Заккес огляделся. Ночной ветер был ласковый и влажный, именно таким он остался в его памяти. Громко стрекотали кузнечики, трещали цикады. В деревьях шумел ветер. Откуда-то издалека донесся собачий лай.
Неожиданно его охватили тревога и одиночество. Обычно редко кто заглядывал на ферму, и Зак хорошо помнил, как все торопились выйти навстречу нежданному гостю. Но никто не вышел его встретить.
Заккес медленно поднялся по шаткому крыльцу, поставил чемодан и уставился на побитую непогодой дверь. Постоял, затем толкнул дверь и вошел в дом, кишевший мухами. Они были повсюду.
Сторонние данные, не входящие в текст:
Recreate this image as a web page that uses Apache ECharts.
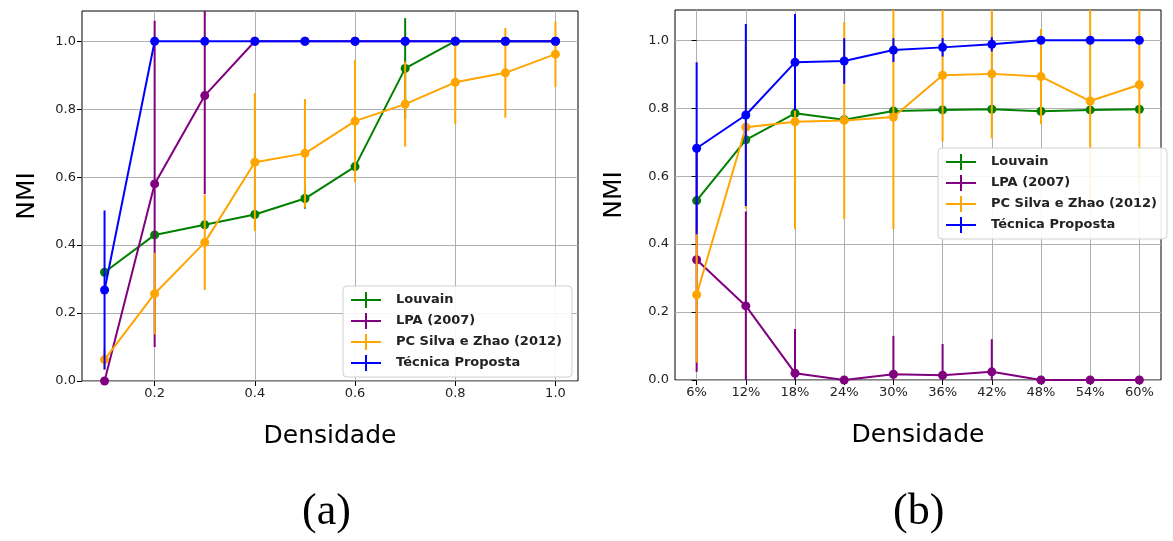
<!DOCTYPE html>
<html>
<head>
    <meta http-equiv="Content-Type" content="text/html; charset=utf-8" />
    <style type="text/css">
        body, html {width: 100%;height: 100%;margin:0;background:#fff;}
        #chart{width:1173px;height:541px;}
    </style>
    <script src="https://cdn.jsdelivr.net/npm/echarts@6/dist/echarts.min.js"></script>
    <title>NMI x Densidade</title>
</head>
<body>
<div id="chart"></div>
<script type="text/javascript">
    // (a) densidade 0.1 .. 1.0
    var xA = [0.1, 0.2, 0.3, 0.4, 0.5, 0.6, 0.7, 0.8, 0.9, 1.0];
    var ticksA = [0.2, 0.4, 0.6, 0.8, 1.0];
    var louvainA    = [0.32, 0.43, 0.46, 0.49, 0.537, 0.631, 0.92, 1.0, 1.0, 1.0];
    var louvainErrA = [0.0, 0.0, 0.0, 0.0, 0.03, 0.0, 0.148, 0.0, 0.0, 0.0];
    var lpaA        = [0.0, 0.58, 0.84, 1.0, 1.0, 1.0, 1.0, 1.0, 1.0, 1.0];
    var lpaErrA     = [0.0, 0.48, 0.29, 0.0, 0.0, 0.0, 0.0, 0.0, 0.0, 0.0];
    var pcA         = [0.063, 0.257, 0.408, 0.644, 0.67, 0.765, 0.815, 0.879, 0.907, 0.962];
    var pcErrA      = [0.03, 0.12, 0.14, 0.203, 0.16, 0.18, 0.125, 0.122, 0.132, 0.096];
    var propA       = [0.268, 1.0, 1.0, 1.0, 1.0, 1.0, 1.0, 1.0, 1.0, 1.0];
    var propErrA    = [0.234, 0.0, 0.0, 0.0, 0.0, 0.0, 0.0, 0.0, 0.0, 0.0];

    // (b) densidade 6% .. 60%
    var catsB = ['6%', '12%', '18%', '24%', '30%', '36%', '42%', '48%', '54%', '60%'];
    var louvainB    = [0.528, 0.707, 0.785, 0.766, 0.792, 0.795, 0.797, 0.791, 0.795, 0.797];
    var louvainErrB = [0.01, 0.01, 0.01, 0.01, 0.01, 0.01, 0.01, 0.01, 0.01, 0.01];
    var lpaB        = [0.354, 0.218, 0.02, 0.0, 0.017, 0.014, 0.024, 0.0, 0.0, 0.0];
    var lpaErrB     = [0.33, 0.278, 0.13, 0.0, 0.113, 0.092, 0.096, 0.0, 0.0, 0.0];
    var pcB         = [0.251, 0.744, 0.76, 0.764, 0.774, 0.897, 0.901, 0.893, 0.821, 0.869];
    var pcErrB      = [0.2, 0.24, 0.316, 0.29, 0.33, 0.195, 0.19, 0.14, 0.3, 0.3];
    var propB       = [0.682, 0.78, 0.935, 0.939, 0.971, 0.979, 0.988, 1.0, 1.0, 1.0];
    var propErrB    = [0.253, 0.268, 0.142, 0.067, 0.035, 0.027, 0.021, 0.0, 0.0, 0.0];

    var ticksY = [0, 0.2, 0.4, 0.6, 0.8, 1.0];
    var names = ['Louvain', 'LPA (2007)', 'PC Silva e Zhao (2012)', 'Técnica Proposta'];
    var colors = ['#008000', '#800080', '#FFA500', '#0000FF'];
    var font = 'DejaVu Sans';

    var chart = echarts.init(document.getElementById('chart'));

    function errData(xs, vals, errs) {
        return vals.map(function (v, i) { return [xs[i], v - errs[i], v + errs[i]]; });
    }
    function lineData(xs, vals) {
        return vals.map(function (v, i) { return [xs[i], v]; });
    }
    function errSeries(name, color, idx, data) {
        return {
            name: name, type: 'custom', xAxisIndex: idx, yAxisIndex: idx, clip: true,
            data: data, z: 2,
            renderItem: function (params, api) {
                var p1 = api.coord([api.value(0), api.value(1)]);
                var p2 = api.coord([api.value(0), api.value(2)]);
                return {
                    type: 'line',
                    shape: {x1: p1[0], y1: p1[1], x2: p2[0], y2: p2[1]},
                    style: {stroke: color, lineWidth: 2}
                };
            }
        };
    }
    function lineSeries(name, color, idx, data) {
        return {
            name: name, type: 'line', xAxisIndex: idx, yAxisIndex: idx, data: data,
            symbol: 'circle', symbolSize: 9, z: 3,
            lineStyle: {color: color, width: 2},
            itemStyle: {color: color},
            animation: false
        };
    }

    var idxB = xA.map(function (v, i) { return i; });
    var groups = [
        [0, xA, [louvainA, lpaA, pcA, propA], [louvainErrA, lpaErrA, pcErrA, propErrA]],
        [1, idxB, [louvainB, lpaB, pcB, propB], [louvainErrB, lpaErrB, pcErrB, propErrB]]
    ];
    var series = [];
    groups.forEach(function (g) {
        for (var k = 0; k < 4; k++) {
            var s1 = errSeries(names[k], colors[k], g[0], errData(g[1], g[2][k], g[3][k]));
            var s2 = lineSeries(names[k], colors[k], g[0], lineData(g[1], g[2][k]));
            s1.z = 2 + k * 2; s2.z = 3 + k * 2;
            series.push(s1, s2);
        }
    });

    var crossIcon = 'path://M0,7 L30,7 L30,9 L0,9 Z M14,0 L16,0 L16,16 L14,16 Z';
    function legend(left, top) {
        return {
            orient: 'vertical', left: left, top: top, data: names, z: 30,
            icon: crossIcon, itemWidth: 30, itemHeight: 16, itemGap: 5,
            padding: [6, 10, 6, 8],
            backgroundColor: 'rgba(255,255,255,0.9)',
            borderColor: '#d0d0d0', borderWidth: 1, borderRadius: 4,
            textStyle: {fontFamily: font, fontWeight: 'bold', fontSize: 13, color: '#222', padding: [0, 0, 0, 10]}
        };
    }

    var gridLine = {show: true, lineStyle: {color: '#b0b0b0', width: 1}};
    var labelStyle = {fontFamily: font, fontSize: 13, color: '#222'};
    var nameStyle = {fontFamily: font, fontSize: 25, color: '#000'};

    var option = {
        backgroundColor: '#fff',
        animation: false,
        color: colors,
        grid: [
            {left: 82, top: 11, width: 496, height: 370, show: true, borderColor: '#000', borderWidth: 1, backgroundColor: 'transparent'},
            {left: 675, top: 10, width: 486, height: 370, show: true, borderColor: '#000', borderWidth: 1, backgroundColor: 'transparent'}
        ],
        legend: [legend(343, 286), legend(938, 148)],
        xAxis: [
            {
                type: 'value', gridIndex: 0, min: 0.055, max: 1.045,
                name: 'Densidade', nameLocation: 'middle', nameGap: 43, nameTextStyle: nameStyle,
                axisLine: {show: false},
                axisTick: {show: true, length: 5, customValues: ticksA, lineStyle: {color: '#000'}},
                axisLabel: Object.assign({customValues: ticksA, margin: 6, formatter: function (v) { return v.toFixed(1); }}, labelStyle),
                splitLine: gridLine
            },
            {
                type: 'value', gridIndex: 1, min: -0.44, max: 9.44,
                name: 'Densidade', nameLocation: 'middle', nameGap: 43, nameTextStyle: nameStyle,
                axisLine: {show: false},
                axisTick: {show: true, length: 5, customValues: idxB, lineStyle: {color: '#000'}},
                axisLabel: Object.assign({customValues: idxB, margin: 6, formatter: function (v) { return catsB[Math.round(v)]; }}, labelStyle),
                splitLine: gridLine
            }
        ],
        yAxis: [
            {
                type: 'value', gridIndex: 0, min: 0, max: 1.089,
                name: 'NMI', nameLocation: 'middle', nameGap: 42, nameTextStyle: nameStyle,
                axisLine: {show: false},
                axisTick: {show: true, length: 5, customValues: ticksY, lineStyle: {color: '#000'}},
                axisLabel: Object.assign({customValues: ticksY, margin: 6, formatter: function (v) { return v.toFixed(1); }}, labelStyle),
                splitLine: gridLine
            },
            {
                type: 'value', gridIndex: 1, min: 0, max: 1.089,
                name: 'NMI', nameLocation: 'middle', nameGap: 48, nameTextStyle: nameStyle,
                axisLine: {show: false},
                axisTick: {show: true, length: 5, customValues: ticksY, lineStyle: {color: '#000'}},
                axisLabel: Object.assign({customValues: ticksY, margin: 6, formatter: function (v) { return v.toFixed(1); }}, labelStyle),
                splitLine: gridLine
            }
        ],
        graphic: [
            {type: 'text', left: 302, top: 490, style: {text: '(a)', font: '44px "Liberation Serif"', fill: '#000'}},
            {type: 'text', left: 893, top: 490, style: {text: '(b)', font: '44px "Liberation Serif"', fill: '#000'}}
        ],
        series: series
    };

    chart.setOption(option);
</script>
</body>
</html>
Превратившаяся в лохмотья занавеска, разделявшая комнату, была отодвинута, и Заккес сразу увидел мать, лежавшую на кровати с закрытыми глазами. Дышала она тяжело, с хрипом. В такт ее дыханию раздавался храп Натаниэла. Сидя у постели больной, отец уснул, сложив на коленях руки и уронив голову на плечо. Заккес медленно подошел к постели и пристально посмотрел на мать, сердце его болезненно сжалось. Она страшно похудела. Мать всегда была худощавой, но жилистой и крепкой. Теперь кожа на лице стала почти прозрачной, рука, лежавшая поверх одеяла, была невероятно худа и бледна. Все ее изнуренное болезнью тело было покрыто потом. Даже одеяла промокли насквозь.
Мать, казалось, почувствовала его присутствие. Глаза ее раскрылись.
— Зак, — едва слышно прошептали ее губы, — мой сын. — Она медленно протянула к нему дрожащую руку.
— Мама! — Как будто сдавленные рыдания вырвались у Зака. Он встал на колени у кровати, крепко сжимая ее холодную, влажную руку, потом поднес ее к губам.
Она повернула голову на подушке, чтобы лучше видеть сына, запавшие ее глаза горели каким-то горячечным блеском.
— Дай же мне посмотреть на тебя. — Губы больной тронула слабая улыбка. — Ты вырос, сынок. Господи, а красивый какой стал. Видно, тебе живется там хорошо.
— Мама, я приехал сразу, как только узнал, что ты больна. — Он с удивлением заметил, что перешел на просторечие, на котором говорил в детстве. Как будто хотел убедить мать, что он не изменился, остался прежним ее сыном, что учеба не разделила их.
— Знаю, что ты спешил, сынок, — тяжело вздохнула мать и неожиданно села, зайдясь в кашле. Кашель был глухой, казалось, она никогда не перестанет кашлять. Она отвернулась, поискала тряпку и сплюнула. Затем снова откинулась на подушку и улыбнулась виновато. — Это все из-за болезни, — проговорила она слабым голосом.
— А ты давно заболела, мама?
— Да сразу почти как ты уехал, — тихо сказала она.
— Почему вы мне ничего не сообщили, почему не попросили отца Флэттса написать мне?